The common thread across campaigns, is mobile

By katpotgieter, 12 June, 2013

 - An interview with Nicholas Haralambous Interview post IMC Conference - 

The Integrated Marketing Communication (@IMCConference) Conference’s first key speaker on Monday morning earlier this week was Nicholas Haralambous (@nicharry), Mobile Entrepreneur and GM of Lodestone Mobile Consulting.

For those of you active on Instagram or who attended NetProphet (@netprophetlive), will also be familiar with If this still doesn’t ring any bell, maybe you’ve heard of Motribe, the 2010 Silicon Cape mobile community start-up that was sold to Mxit at the beginning of October last year? Haralambous, along with Vincent Maher, co-founded Motribe.

“Mobile isn’t a channel, it’s a thread”, was the angle of Haralambous’ address. Mobile is not simply a single channel that we can dip in-and-out of occasionally, says Haralambous. It should be approached as the most important part of all effective campaigns (be these PR, marketing or adveristing) and should be used as a common thread running through all aspect of such campaigns.

As a digital marketer, I had a few questions for Haralambous after his address. His answers proved both interesting and instructive.

Why are marketers/advertisers so slow on the adoption of mobile-centric campaigns if mobile is as pervasive as you say it is (we have all heard about the pervasive influence and reach of mobile)? Haralambous responded:

 “I think there's a "cool" factor that's missing. Many mobile campaigns don't look as sexy as a great looking website or TV advert. Clients are often inspired by look and feel, sight and sound and a lot of the time mobile doesn't provide this wow factor.”

He continued by explaining that it's a matter of delayed gratification, too. You have to spend money to get into the mobile arena, then spend a bit more money promoting that fact, then spend a bit more money to continue your push and then after all of that reap the benefits. It's a long terms investment not a short term burst.” 
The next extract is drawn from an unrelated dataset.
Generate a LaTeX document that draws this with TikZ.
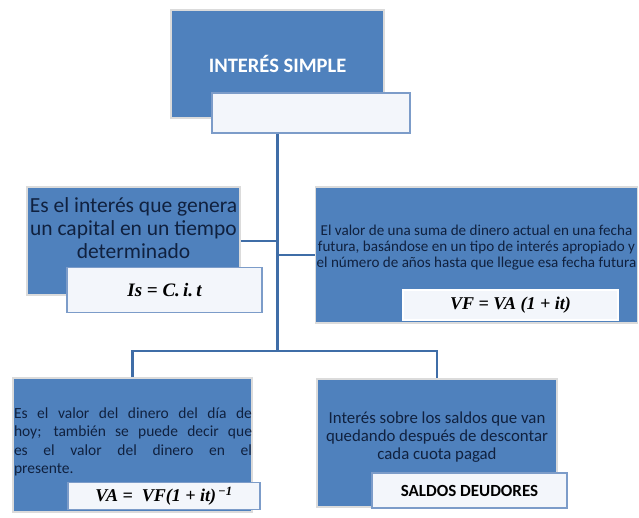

I think many smaller companies are often wary of mobile and spending money on its development for their brand. Which resources can marketers/advertisers use to study to present a convincing argument to their CEO to increase the budget for mobile spend?
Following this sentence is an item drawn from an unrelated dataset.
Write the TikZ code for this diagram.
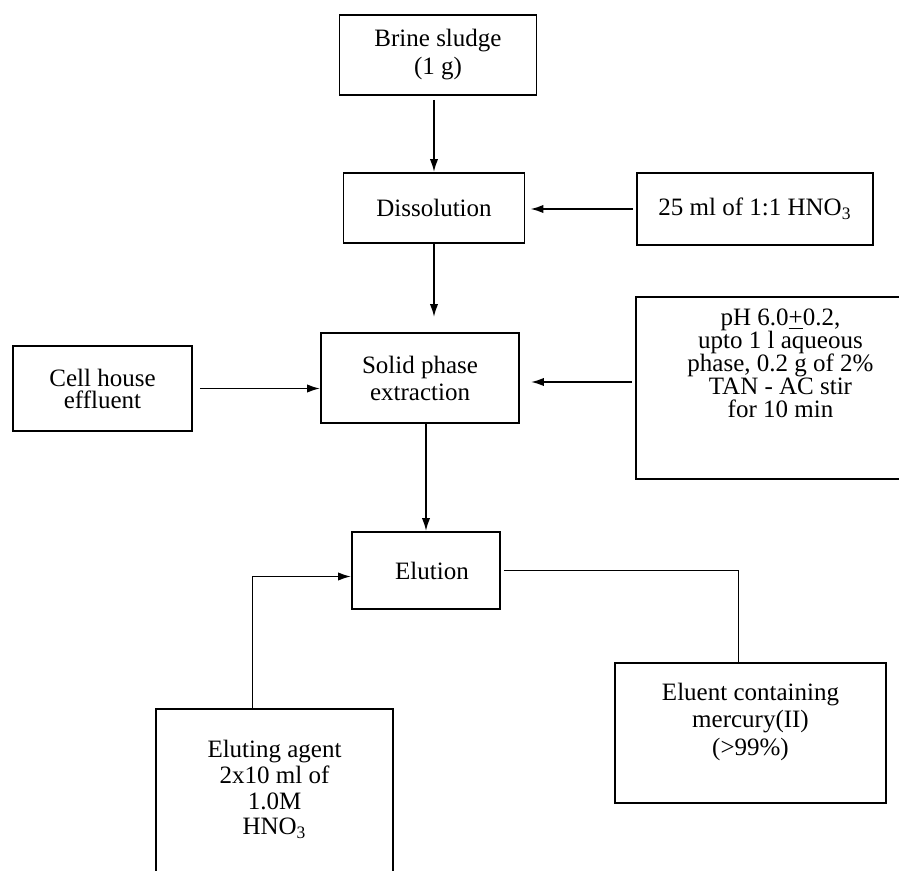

 “World Wide Worx - a local research firm - provides a decent report, but one that comes at quite a hefty price. For more accessible data, head over to Opera Mini and look for their report. InMobi has data on their website that people can view freely. Lastly there is a wealth of information available at MobiThinking's website.”

As you know, different sets of data can tell different stories. What are the best tools out there for measuring mobile usage, besides Google Analytics? 

 “In my previous companies we simply built the tracking and analytics ourselves. Google battles with lower end device tracking and analytics so the truth is it's quite tough to pick and off-the-shelf solution and make it really work in an African context.”

You spoke of the iPhone as the "Silver Bullet" of the mobile market in SA ​and the accompanying blinkered mindset (akin to 'kick-ass' advertising campaigns) as standing in the way of brands connecting meaningfully via a relevant thread with a broader customer base. How do you think one can proceed to unhinge and change this thought paradigm?

 “Slow and steady education and a healthy understanding of the available technology that works for the relevant markets. That's all it comes down to; simple and straightforward stuff. Education and knowledge.”

Can you please share some thoughts on the unsaid rules ('best practice', if you like) of "front door" communications in relation to a) social media, b) SMS and c) email?

 “There really is one rule of thumb that I think brands, agencies and marketers need to think of: would XYZ campaign irritate me or feel unwelcome if I received it?

If your answer is yes, then it's spam. 

Going by the law, the simple truth is that the user needs to have opted in twice to receive the message according to the Electronic Communications and Transactions (ACT) Act in South Africa. If they have opted in twice, then you are able to message them provided you give them the ability to unsubscribe.”